Spoerri : l’envers du décor

Daniel Spoerri, Tableau-piège, 1991.

Janvier est le mois de Janus bicéphale, dieu romain, qui regarde derrière et devant en même temps. Le moi(s) de tous les possibles donc, un poil mystérieux ou inquiétant, mais avec toujours autant de devenir. Rien que pour cela, le mois de janvier est bien celui de Daniel Spoerri, artiste roumain juif né en 1930 et toujours gaillard en ce monde, l’un des premiers à coller des assiettes et beaucoup d’autres choses sur un tableau dressé à la verticale, comme en apesanteur, une sculpture viscérale sortant du mur faisant ainsi voir l’envers d’un certain décor, en l’occurrence, le nôtre. Le mur serait donc Janus, Spoerri serait l’autre dans l’oeuvre, et de l’autre côté ce que nous sommes comme dans un miroir, nous donc. Et nous regardons Spoerri en notre propre autoportrait. Nous sommes donc trois : Janus, Spoerri et vous (moi).
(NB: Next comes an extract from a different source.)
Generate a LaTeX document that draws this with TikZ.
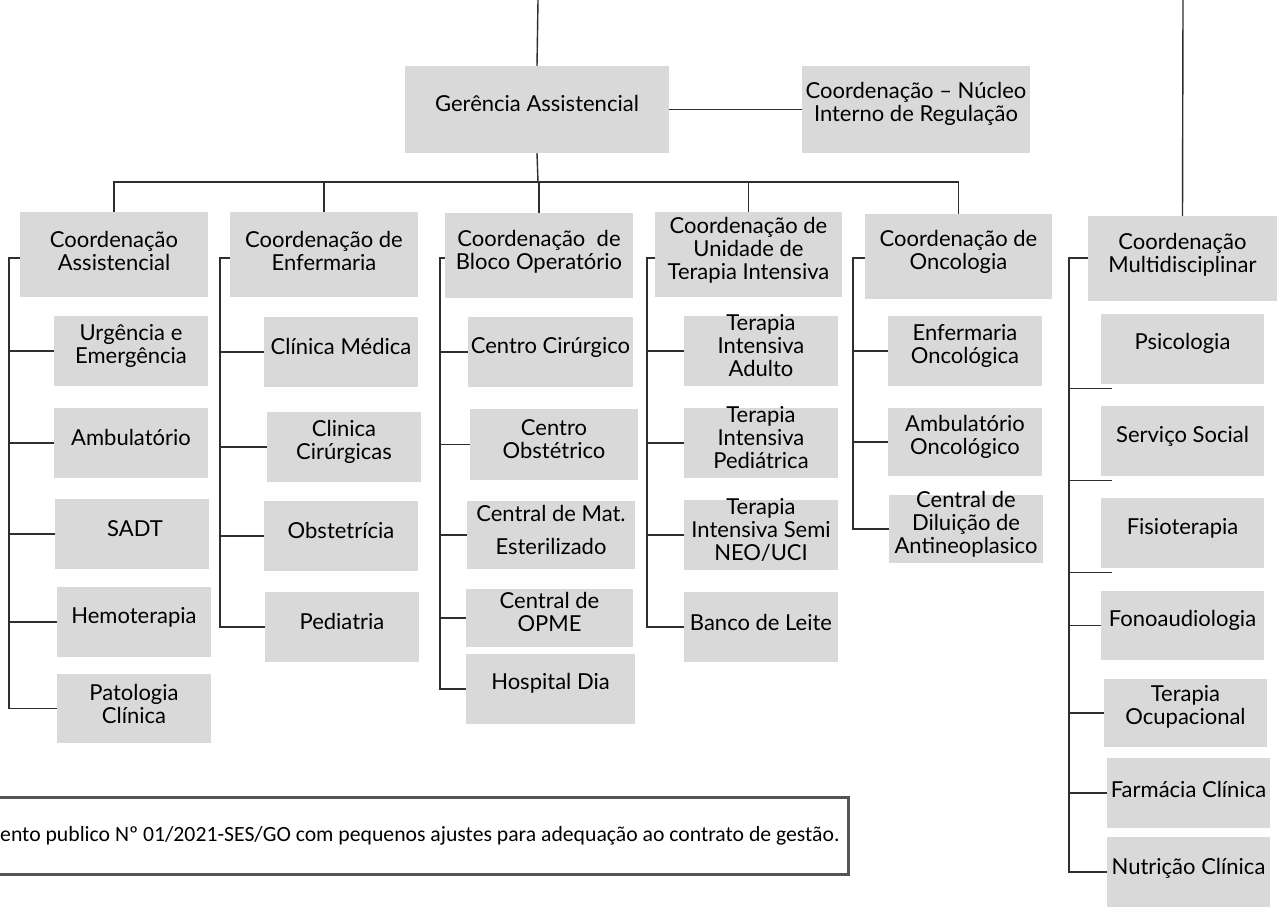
\documentclass[tikz,border=0pt]{standalone}
\usepackage{fontspec}
\setmainfont{Lato}
\newfontfamily\calib{Carlito}
\usetikzlibrary{calc}
\definecolor{boxgray}{HTML}{D9D9D9}
\definecolor{linegray}{HTML}{2E2E2E}
\definecolor{framegray}{HTML}{555555}
% #1 text shift, #2 name, #3 cx, #4 cy, #5 w, #6 h, #7 text
\newcommand\ubox[7][5.5]{%
  \node[box, minimum width=#5pt, minimum height=#6pt] (#2) at (#3,#4) {};
  \node[lbl] (#2t) at ([yshift=#1pt]#2.center) {#7};}
\begin{document}
\begin{tikzpicture}[x=1pt,y=-1pt,
  box/.style={fill=boxgray, draw=none, inner sep=0pt},
  lbl/.style={align=center, inner sep=0pt, font=\fontsize{22}{23}\selectfont},
  conn/.style={draw=linegray, line width=1.4pt}]
\useasboundingbox (0,0) rectangle (1281,915);
\fill[white] (0,0) rectangle (1281,915);

% level 1
\ubox[6]{ga}{537}{109.5}{264}{87}{Gerência Assistencial}
\ubox[6]{nir}{916}{109.5}{228}{87}{Coordenação – Núcleo\\Interno de Regulação}

% level 2
\ubox[3.5]{ca}{114}{254.5}{188}{85}{Coordenação\\Assistencial}
\ubox[3.5]{ce}{324}{254.5}{188}{85}{Coordenação de\\Enfermaria}
\ubox[3.5]{cb}{539}{255.5}{188}{85}{Coordenação\ \ de\\Bloco Operatório}
\ubox[4.5]{cu}{748.5}{254.5}{187}{85}{Coordenação de\\Unidade de\\Terapia Intensiva}
\ubox[5]{co}{958.5}{256.5}{187}{85}{Coordenação de\\Oncologia}
\ubox[4]{cm}{1182.5}{258.5}{189}{85}{Coordenação\\Multidisciplinar}

% Assistencial
\ubox{ue}{131}{351}{154}{70}{Urgência e\\Emergência}
\ubox[6]{am}{131}{443}{154}{70}{Ambulatório}
\ubox[5]{sa}{132}{534}{154}{70}{\hspace*{6pt}SADT}
\ubox[5]{he}{134}{622}{154}{70}{Hemoterapia}
\ubox[4.5]{pc}{134}{708.5}{154}{69}{Patologia\\Clínica}

% Enfermaria
\ubox[6]{cmed}{341}{352}{154}{70}{Clínica Médica}
\ubox{ccir}{344}{447}{154}{70}{Clinica\\Cirúrgicas}
\ubox[6]{obs}{341}{536}{154}{70}{Obstetrícia}
\ubox[6]{ped}{342}{627}{154}{70}{Pediatria}

% Bloco
\ubox[5]{ccg}{550.5}{352}{165}{70}{Centro Cirúrgico}
\ubox{cob}{554}{444.5}{168}{71}{Centro\\Obstétrico}
\ubox[5.5]{cme}{551}{535}{168}{68}{Central de Mat.\\[10pt]Esterilizado}
\ubox[6.5]{opme}{549.5}{618}{167}{58}{Central de\\OPME}
\ubox[6]{hd}{550.5}{689}{169}{70}{Hospital Dia}

% UTI
\ubox{tia}{761}{351}{154}{70}{Terapia\\Intensiva\\Adulto}
\ubox[5]{tip}{761}{443}{154}{70}{Terapia\\Intensiva\\Pediátrica}
\ubox[5]{tis}{761}{535}{154}{70}{Terapia\\Intensiva Semi\\NEO/UCI}
\ubox[5]{bl}{761}{627}{154}{70}{Banco de Leite}

% Oncologia
\ubox{eo}{965}{351}{154}{70}{Enfermaria\\Oncológica}
\ubox[5]{ao}{965}{442}{154}{68}{Ambulatório\\Oncológico}
\ubox[5]{cd}{966}{529}{154}{68}{Central de\\Diluição de\\Antineoplasico}

% Multidisciplinar
\ubox[6]{ps}{1182.5}{349}{163}{70}{Psicologia}
\ubox[5]{ss}{1182.5}{441}{163}{70}{Serviço Social}
\ubox[5]{fi}{1182.5}{533}{163}{70}{Fisioterapia}
\ubox[5.5]{fo}{1182.5}{625.5}{163}{69}{Fonoaudiologia}
\ubox[6.5]{to}{1185.5}{713}{163}{68}{Terapia\\Ocupacional}
\ubox[4]{fc}{1188.5}{793}{163}{70}{Farmácia Clínica}
\ubox[4]{nc}{1188.5}{872}{163}{70}{Nutrição Clínica}

% top connectors
\coordinate (topA) at (538,0);
\coordinate (topB) at (1183,0);
\draw[conn] (topA) -- (ga.north);
\draw[conn] (topB) -- (cm.north);
\draw[conn] (ga.east) -- (ga.east -| nir.west);
\coordinate (bus) at (538,182);
\draw[conn] (ga.south) -- (bus);
\foreach \n in {ca,ce,cb,cu,co}{\draw[conn] (\n.north) |- (bus);}

% brackets
\coordinate (caL) at (9,258);
\draw[conn] (caL -| ca.west) -| (caL |- pc.west) -- (pc.west);
\foreach \n in {ue,am,sa,he}{\draw[conn] (\n.west) -- (\n.west -| caL);}

\coordinate (ceL) at (220,258);
\draw[conn] (ceL -| ce.west) -| (ceL |- ped.west) -- (ped.west);
\foreach \n in {cmed,ccir,obs}{\draw[conn] (\n.west) -- (\n.west -| ceL);}

\coordinate (cbL) at (440,258);
\draw[conn] (cbL -| cb.west) -| (cbL |- hd.west) -- (hd.west);
\foreach \n in {ccg,cob,cme,opme}{\draw[conn] (\n.west) -- (\n.west -| cbL);}

\coordinate (cuL) at (647,258);
\draw[conn] (cuL -| cu.west) -| (cuL |- bl.west) -- (bl.west);
\foreach \n in {tia,tip,tis}{\draw[conn] (\n.west) -- (\n.west -| cuL);}

\coordinate (coL) at (853,258);
\draw[conn] (coL -| co.west) -| (coL |- cd.west) -- (cd.west);
\foreach \n in {eo,ao}{\draw[conn] (\n.west) -- (\n.west -| coL);}

\coordinate (cmL) at (1069,258);
\draw[conn] (cmL -| cm.west) -| (cmL |- nc.west) -- (nc.west);
\foreach \n in {ps,ss,fi}{\draw[conn] ($(\n.south west)+(11,4)$) coordinate (\n c) -- (\n c -| cmL);}
\foreach \n in {fo,to,fc}{\draw[conn] (\n.west) -- (\n.west -| cmL);}

% footer note
\draw[line width=3pt, draw=framegray] (-10,797) rectangle (848,874);
\node[anchor=west, inner sep=0pt, font=\calib\fontsize{21.7}{24}\selectfont] (nota) at (0,836)
  {ento publico Nº 01/2021-SES/GO com pequenos ajustes para adequação ao contrato de gestão.};
\end{tikzpicture}
\end{document}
Me promenant près de chez moi et connaissant de longue date l’autre Spoerri, ami de César, je suis tombé assez par hasard il y a quelques mois sur cette oeuvre signée en 1991 du maître, un énième « tableau-piège » de sa longue collection signée depuis 1960, année de son invention.

« Chaque tableau que je colle, c’est le reflet d’un nombre incroyable d’actions et de réactions voulues, irréfléchies ou hasardeuses. Ce verre sale, ce vieux réveil, ce clou rouillé, pourquoi sont-ils là ? Ce qui me provoque, ce n’est pas le réalisme de l’objet, c’est sa mise en doute. »

Daniel Spoerri, extrait du texte « Le Hasard comme maître de Wieland Schmied », dans Daniel Spoerri, Le
Hasard comme maître, Éditions Kerber Verlag, 2003.

Niki de Saint-Phalle au dîner Ice-Cream de Spoerri (date inconnue).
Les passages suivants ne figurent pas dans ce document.